## Code that draws figures:
************

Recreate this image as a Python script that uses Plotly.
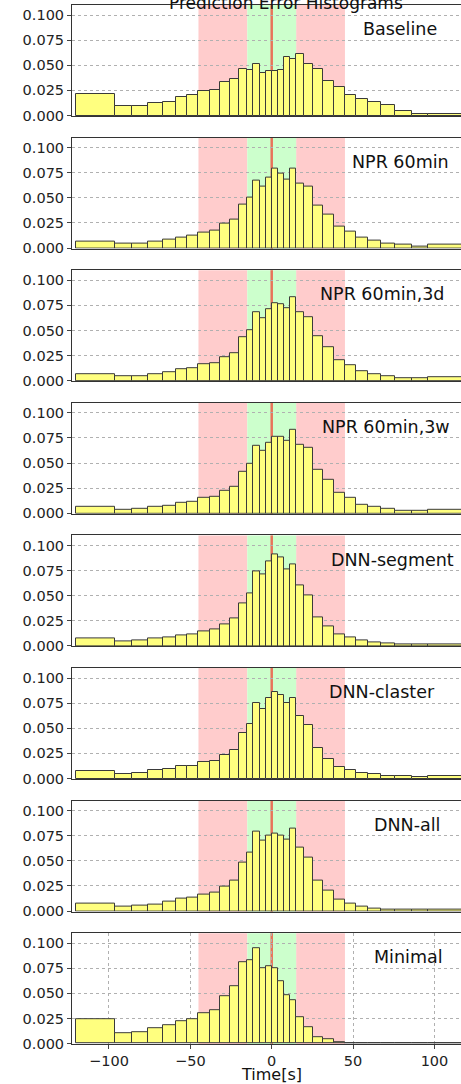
import plotly.graph_objects as go

edges = [-120, -96, -86, -76, -67, -59, -52, -45, -38, -31.5, -25.5, -20, -15, -11.25, -7.5, -3.75, 0,
         3.75, 7.5, 11.25, 15, 20, 25.5, 31.5, 38, 45, 52, 59, 67, 76, 86, 96, 120]

names = ["Baseline", "NPR 60min", "NPR 60min,3d", "NPR 60min,3w", "DNN-segment", "DNN-claster", "DNN-all", "Minimal"]

baseline = [.021, .009, .0095, .012, .0135, .018, .020, .024, .025, .033, .036, .046, .045, .051, .042, .044,
            .044, .045, .058, .056, .061, .051, .046, .034, .028, .020, .016, .013, .010, .004, .0015, .001]
npr60 = [.0066, .004, .0046, .0066, .008, .010, .012, .0156, .017, .024, .0285, .0437, .050, .067, .061, .070,
         .079, .074, .068, .079, .0646, .0616, .0427, .0338, .021, .0166, .010, .007, .0046, .0033, .0017, .0036]
npr3d = [.0066, .0043, .0046, .0066, .0086, .0113, .0123, .0162, .0172, .0235, .0275, .0437, .0503, .0679, .0626, .0709,
         .0775, .0758, .0719, .0828, .0682, .0632, .044, .0331, .0205, .0152, .0093, .0063, .004, .0026, .0023, .0036]
npr3w = [.0063, .0036, .0043, .0063, .0079, .0106, .0116, .0152, .0166, .0222, .0265, .0414, .0493, .0669, .0619, .0702,
         .0762, .0758, .0719, .0834, .0685, .0652, .0434, .0331, .0205, .0152, .0086, .006, .004, .0026, .002, .0036]
dnn_seg = [.007, .004, .005, .0073, .0086, .0106, .0119, .0149, .0162, .0215, .0272, .0424, .0523, .0742, .0715, .0841,
           .0914, .0881, .0762, .0811, .0603, .0503, .0288, .0195, .0116, .0086, .0053, .0036, .0023, .0017, .0013, .0017]
dnn_cl = [.0079, .0046, .0056, .0083, .0092, .0122, .0129, .0162, .0178, .0231, .0287, .0455, .0541, .0749, .0696, .0802,
          .0861, .0835, .0749, .0805, .062, .0531, .0304, .0198, .0116, .0086, .0059, .0043, .0026, .002, .0017, .0026]
dnn_all = [.0076, .004, .0053, .0066, .0092, .0122, .0132, .0162, .0182, .0241, .0304, .0482, .0584, .0789, .0703, .0749,
           .0769, .0752, .071, .0818, .0637, .0528, .0304, .0208, .0116, .0073, .004, .0026, .0017, .0013, .0013, .0017]
minimal = [.0247, .0107, .0117, .0153, .018, .022, .0247, .030, .033, .0467, .057, .081, .0827, .0947, .0747, .0773,
           .075, .062, .048, .043, .026, .016, .0067, .0043, .0017, .0007, .0005, .0003, .0002, .0001, .0001, .0001]
series = [baseline, npr60, npr3d, npr3w, dnn_seg, dnn_cl, dnn_all, minimal]
label_x = [79, 79, 68, 70, 74, 68, 83, 84]

yticks = [0, 0.025, 0.05, 0.075, 0.1]
xticks = [-100, -50, 0, 50, 100]

centers = [(a + b) / 2 for a, b in zip(edges[:-1], edges[1:])]
widths = [b - a for a, b in zip(edges[:-1], edges[1:])]

W, H = 461, 1084
mt, mb = 5, 40
ph = H - mt - mb
top0, pitch, hgt = 5, 132.6, 111
fig = go.Figure()
shapes, annos = [], []
for i, (nm, vals) in enumerate(zip(names, series)):
    k = "" if i == 0 else str(i + 1)
    t = top0 + i * pitch
    d1 = min(1, 1 - (t - mt) / ph)
    d0 = max(0, 1 - (t + hgt - mt) / ph)
    fig.add_trace(go.Bar(x=centers, y=vals, width=widths, xaxis="x" + k, yaxis="y" + k,
                         marker=dict(color="#ffff7f", line=dict(color="#3a3a3a", width=1)),
                         showlegend=False))
    last = i == len(names) - 1
    fig.update_layout(**{
        "xaxis" + k: dict(domain=[0, 1], anchor="y" + k, range=[-122.7, 116.3], tickvals=xticks,
                          showticklabels=last, ticks="outside" if last else "", ticklen=4,
                          showgrid=last, gridcolor="#b0b0b0", griddash="dot", zeroline=False,
                          showline=True, linecolor="#333", mirror=True,
                          tickfont=dict(size=14.5)),
        "yaxis" + k: dict(domain=[d0, d1], anchor="x" + k, range=[-0.0005, 0.11], tickvals=yticks,
                          tickformat=".3f", ticks="outside", ticklen=4, showgrid=True,
                          gridcolor="#b0b0b0", griddash="dot", zeroline=False,
                          showline=True, linecolor="#333", mirror=True, tickfont=dict(size=14.5)),
    })
    xr, yd = "x" + k, "y" + k + " domain"
    for (a, b, c) in [(-45, -15, "#ffcccc"), (15, 45, "#ffcccc"), (-15, 15, "#ccffcc")]:
        shapes.append(dict(type="rect", xref=xr, yref=yd, x0=a, x1=b, y0=0, y1=1,
                           fillcolor=c, line_width=0, layer="below"))
    shapes.append(dict(type="line", xref=xr, yref=yd, x0=0, x1=0, y0=0, y1=1,
                       line=dict(color="#e8735a", width=2.5), layer="below"))
    annos.append(dict(text=nm, x=label_x[i], y=0.086, xref=xr, yref="y" + k, showarrow=False,
                      font=dict(size=17.5, color="#111")))

annos.append(dict(text="Time[s]", x=0, xref="x8", y=-(1074 - 1044) / ph, yref="paper", yanchor="middle",
                  showarrow=False, font=dict(size=16, color="#111")))
annos.append(dict(text="Prediction Error Histograms", x=0.55, y=1 + 2 / ph, xref="paper", yref="paper",
                  showarrow=False, yanchor="middle", font=dict(size=17, color="#111")))
fig.update_layout(width=W, height=H, margin=dict(l=72, r=0, t=mt, b=mb), plot_bgcolor="white",
                  paper_bgcolor="white", bargap=0, shapes=shapes, annotations=annos,
                  font=dict(family="DejaVu Sans", color="#222"))
fig.write_html("out.html", config={"displayModeBar": False},
               post_script="document.body.style.margin='0';document.body.style.overflow='hidden';")
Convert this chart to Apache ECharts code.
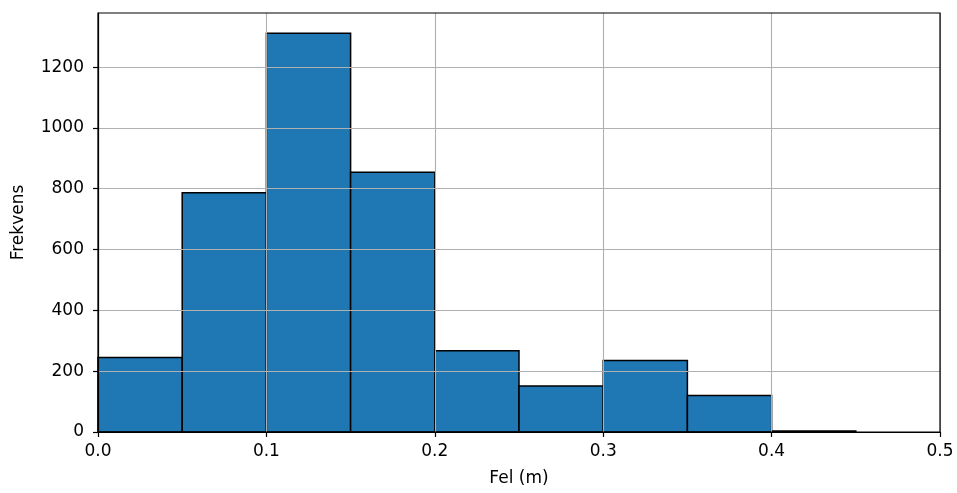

************

Omitting all images, retype each line of the records precisely.

Recreate this image as a Python script that uses Plotly.
import plotly.graph_objects as go

edges = [-120, -96, -86, -76, -67, -59, -52, -45, -38, -31.5, -25.5, -20, -15, -11.25, -7.5, -3.75, 0,
         3.75, 7.5, 11.25, 15, 20, 25.5, 31.5, 38, 45, 52, 59, 67, 76, 86, 96, 120]

names = ["Baseline", "NPR 60min", "NPR 60min,3d", "NPR 60min,3w", "DNN-segment", "DNN-claster", "DNN-all", "Minimal"]

baseline = [.021, .009, .0095, .012, .0135, .018, .020, .024, .025, .033, .036, .046, .045, .051, .042, .044,
            .044, .045, .058, .056, .061, .051, .046, .034, .028, .020, .016, .013, .010, .004, .0015, .001]
npr60 = [.0066, .004, .0046, .0066, .008, .010, .012, .0156, .017, .024, .0285, .0437, .050, .067, .061, .070,
         .079, .074, .068, .079, .0646, .0616, .0427, .0338, .021, .0166, .010, .007, .0046, .0033, .0017, .0036]
npr3d = [.0066, .0043, .0046, .0066, .0086, .0113, .0123, .0162, .0172, .0235, .0275, .0437, .0503, .0679, .0626, .0709,
         .0775, .0758, .0719, .0828, .0682, .0632, .044, .0331, .0205, .0152, .0093, .0063, .004, .0026, .0023, .0036]
npr3w = [.0063, .0036, .0043, .0063, .0079, .0106, .0116, .0152, .0166, .0222, .0265, .0414, .0493, .0669, .0619, .0702,
         .0762, .0758, .0719, .0834, .0685, .0652, .0434, .0331, .0205, .0152, .0086, .006, .004, .0026, .002, .0036]
dnn_seg = [.007, .004, .005, .0073, .0086, .0106, .0119, .0149, .0162, .0215, .0272, .0424, .0523, .0742, .0715, .0841,
           .0914, .0881, .0762, .0811, .0603, .0503, .0288, .0195, .0116, .0086, .0053, .0036, .0023, .0017, .0013, .0017]
dnn_cl = [.0079, .0046, .0056, .0083, .0092, .0122, .0129, .0162, .0178, .0231, .0287, .0455, .0541, .0749, .0696, .0802,
          .0861, .0835, .0749, .0805, .062, .0531, .0304, .0198, .0116, .0086, .0059, .0043, .0026, .002, .0017, .0026]
dnn_all = [.0076, .004, .0053, .0066, .0092, .0122, .0132, .0162, .0182, .0241, .0304, .0482, .0584, .0789, .0703, .0749,
           .0769, .0752, .071, .0818, .0637, .0528, .0304, .0208, .0116, .0073, .004, .0026, .0017, .0013, .0013, .0017]
minimal = [.0247, .0107, .0117, .0153, .018, .022, .0247, .030, .033, .0467, .057, .081, .0827, .0947, .0747, .0773,
           .075, .062, .048, .043, .026, .016, .0067, .0043, .0017, .0007, .0005, .0003, .0002, .0001, .0001, .0001]
series = [baseline, npr60, npr3d, npr3w, dnn_seg, dnn_cl, dnn_all, minimal]
label_x = [79, 79, 68, 70, 74, 68, 83, 84]

yticks = [0, 0.025, 0.05, 0.075, 0.1]
xticks = [-100, -50, 0, 50, 100]

centers = [(a + b) / 2 for a, b in zip(edges[:-1], edges[1:])]
widths = [b - a for a, b in zip(edges[:-1], edges[1:])]

W, H = 461, 1084
mt, mb = 5, 40
ph = H - mt - mb
top0, pitch, hgt = 5, 132.6, 111
fig = go.Figure()
shapes, annos = [], []
for i, (nm, vals) in enumerate(zip(names, series)):
    k = "" if i == 0 else str(i + 1)
    t = top0 + i * pitch
    d1 = min(1, 1 - (t - mt) / ph)
    d0 = max(0, 1 - (t + hgt - mt) / ph)
    fig.add_trace(go.Bar(x=centers, y=vals, width=widths, xaxis="x" + k, yaxis="y" + k,
                         marker=dict(color="#ffff7f", line=dict(color="#3a3a3a", width=1)),
                         showlegend=False))
    last = i == len(names) - 1
    fig.update_layout(**{
        "xaxis" + k: dict(domain=[0, 1], anchor="y" + k, range=[-122.7, 116.3], tickvals=xticks,
                          showticklabels=last, ticks="outside" if last else "", ticklen=4,
                          showgrid=last, gridcolor="#b0b0b0", griddash="dot", zeroline=False,
                          showline=True, linecolor="#333", mirror=True,
                          tickfont=dict(size=14.5)),
        "yaxis" + k: dict(domain=[d0, d1], anchor="x" + k, range=[-0.0005, 0.11], tickvals=yticks,
                          tickformat=".3f", ticks="outside", ticklen=4, showgrid=True,
                          gridcolor="#b0b0b0", griddash="dot", zeroline=False,
                          showline=True, linecolor="#333", mirror=True, tickfont=dict(size=14.5)),
    })
    xr, yd = "x" + k, "y" + k + " domain"
    for (a, b, c) in [(-45, -15, "#ffcccc"), (15, 45, "#ffcccc"), (-15, 15, "#ccffcc")]:
        shapes.append(dict(type="rect", xref=xr, yref=yd, x0=a, x1=b, y0=0, y1=1,
                           fillcolor=c, line_width=0, layer="below"))
    shapes.append(dict(type="line", xref=xr, yref=yd, x0=0, x1=0, y0=0, y1=1,
                       line=dict(color="#e8735a", width=2.5), layer="below"))
    annos.append(dict(text=nm, x=label_x[i], y=0.086, xref=xr, yref="y" + k, showarrow=False,
                      font=dict(size=17.5, color="#111")))

annos.append(dict(text="Time[s]", x=0, xref="x8", y=-(1074 - 1044) / ph, yref="paper", yanchor="middle",
                  showarrow=False, font=dict(size=16, color="#111")))
annos.append(dict(text="Prediction Error Histograms", x=0.55, y=1 + 2 / ph, xref="paper", yref="paper",
                  showarrow=False, yanchor="middle", font=dict(size=17, color="#111")))
fig.update_layout(width=W, height=H, margin=dict(l=72, r=0, t=mt, b=mb), plot_bgcolor="white",
                  paper_bgcolor="white", bargap=0, shapes=shapes, annotations=annos,
                  font=dict(family="DejaVu Sans", color="#222"))
fig.write_html("out.html", config={"displayModeBar": False},
               post_script="document.body.style.margin='0';document.body.style.overflow='hidden';")
Convert this chart to Apache ECharts code.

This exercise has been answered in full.